Member Review

The President's Gardens

Pub Date:

Review by

Marialyce W, Reviewer

Last updated on 27 Apr 2018

I Recommend This Book

Yes

There is some beautiful highly effective writing in this fictitious tale of three friends living in a small village in Iraq. One of the friends will eventually spend twenty years in captivity as a POW in Iran, the other a scholar, while the third becomes the employee of a man who is ruthless ruler. They all come from a small village in Iraq and the book covers the time of the Iraq/Iran war as well as the Gulf War. The boys' lives as they grow into men contain secrets and through Al-Ramli's writing we gather an intimate portrait of their lives and the horrors that they faced.

It is not by any long shot, although never mentioned, that the blood thirsty leader described in this novel was Saddam Hussein and as the story continues we learn the horrors of what existed within the President's Gardens. Beautiful as they were to look at, they contained abominations that were demonic and horrific. 
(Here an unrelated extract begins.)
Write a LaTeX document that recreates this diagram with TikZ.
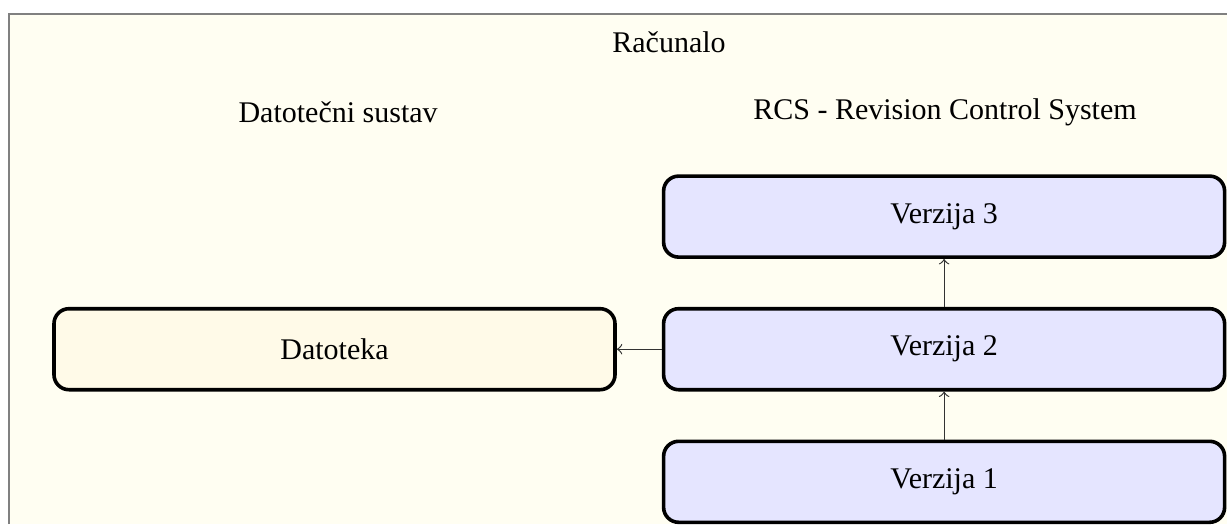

This book is shocking and horrific starting in the first scene where five heads are delivered to the village and from there we learn the story of the boys growing into men as we look into the past. It is a look inside a country written by an Iraqi man. It gave the reader another perspective other than that of the American view and the world press. This author did a fantastic job of telling a story of three boys living in a primitive village and what the wars and their upheaval meant to them. Often gruesome as it is, it allows the reader to understand what the culture and mind set was as Iraq was lead by a leader who was as vile as he was cunning. We were given an intimate portrait of friends, their lives, and the utter turmoil of what it was like growing up in set afire.  

Thank you to Muhsin Al-Ramli, Quercus MacLehose Press, and NetGalley for a copy of this most moving story.